For what it's worth, Moore left due to something Braga did during his tenure there that Moore felt threw him under the bus. (Moore has never specified what this was, just that it was something he never expected to happen from his former frequent writing partner and that he was majorly aggrieved by it.)

They later made amends, and discuss it somewhat on the Generations audio commentary.
 
To be fair, each series was weak in its first season for a different reason. GR was trying to assert his vision of the future through TNG. DS9 was producing second string TNG episodes until Piller lowered the boom, and we got Duet and In the Hands of the Prophets. Voyager was trying to be broadly appealing for the new network. And Enterprise was launched with too many conflicting ideas coming from too many different sources.

I would say that the reason why TNG was terrible in its first year had everything to do with GR, but not just because he was trying to assert his vision. I would say it is also because he had his lawyer pissing off folks who were trying to make real contributions to the show. Voyager was, as you said, probably too important to Paramount to make anything other than as accessable as they possibly could.
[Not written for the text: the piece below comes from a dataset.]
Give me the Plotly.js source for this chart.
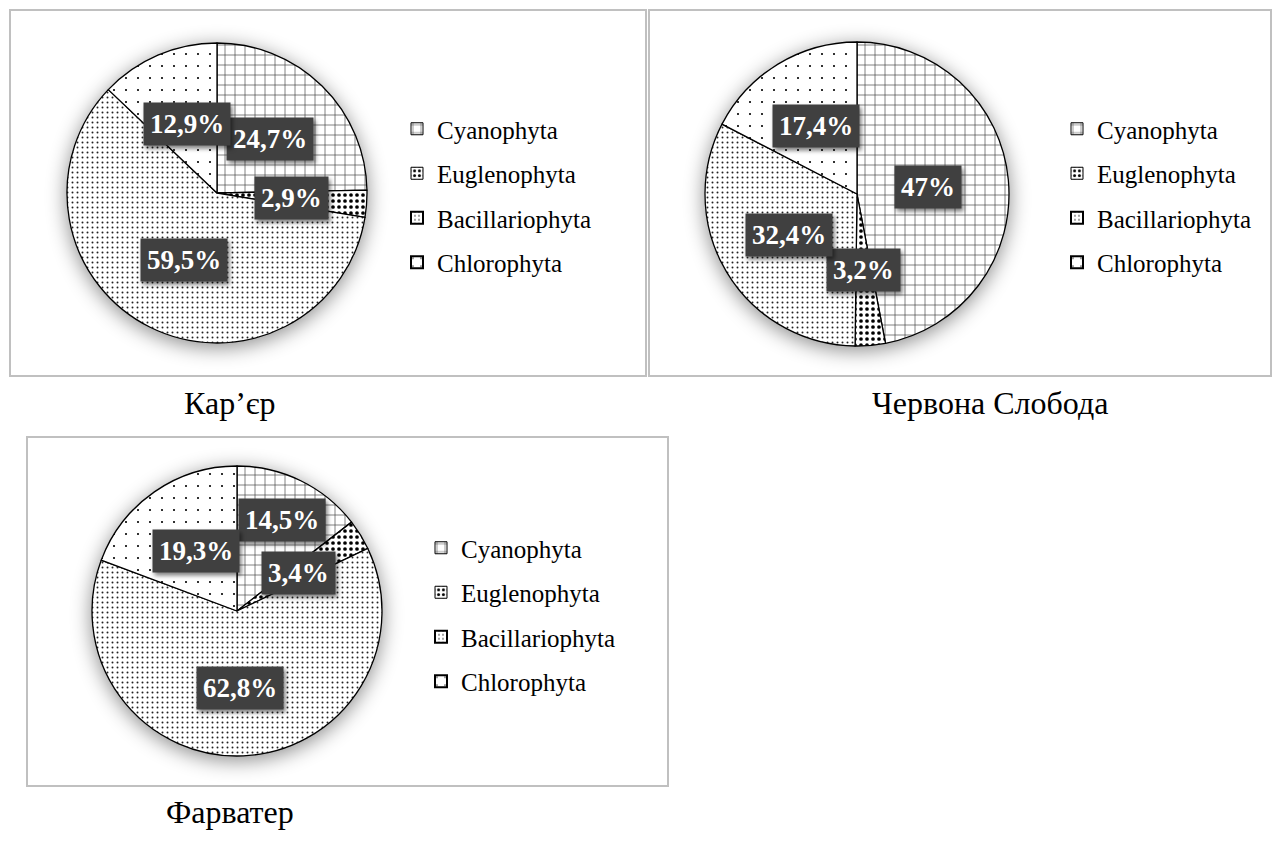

But I'm not quite sure that I get what you mean with Enterprise. At that stage you had Berman and Braga who were not only long veterans of Trek, but who were essentially writing every episode.
 
All this was openly discussed at the time. They just didn't stick with it (unfortunately). That's one of the reasons Moore refused to sign on.

Michael Piller in an interview not too long before his death stated that Paramount basically nixed the rougher parts of the premise (Maquis and Federation conflict, etc) following the premiere of Voyager. Ron Moore is on record as to his experience. He obviously thought enough to actually try out the show, but he quickly saw where that train was headed. He even turned down a great deal of money and the option to contribute as little as he wanted.
 
DS9 really rebooted itself with Season 4, although the first two seasons were weak, there were some great episodes throughout.

Enterprise had an episode in the second season where one of the crew is in a transporter accident. One of the best early-ENT shows.

Vanishing Point was actually the second-worst episode of season 2. It was an unconvincing after-school special about feeling overlooked.
 
TNG turned Sirtis into a well appreciated sexy goddess along with McFadden and Crosby. This was at a time when the heroine addict look became the rage.
And Sirtis has every right to be bitter and snarky if she wants to be. She earned that right by going through horrible movies and episodes. She was pulled back into service for star trek voyager simply to do an episode about her trying to make Barclay understand that "voyager had been destroyed and that his holodeck fantasy had to end".
Otherwise its been horrible treatment from Hollywood. Shes been typecast as the victim or a middle aged arab woman.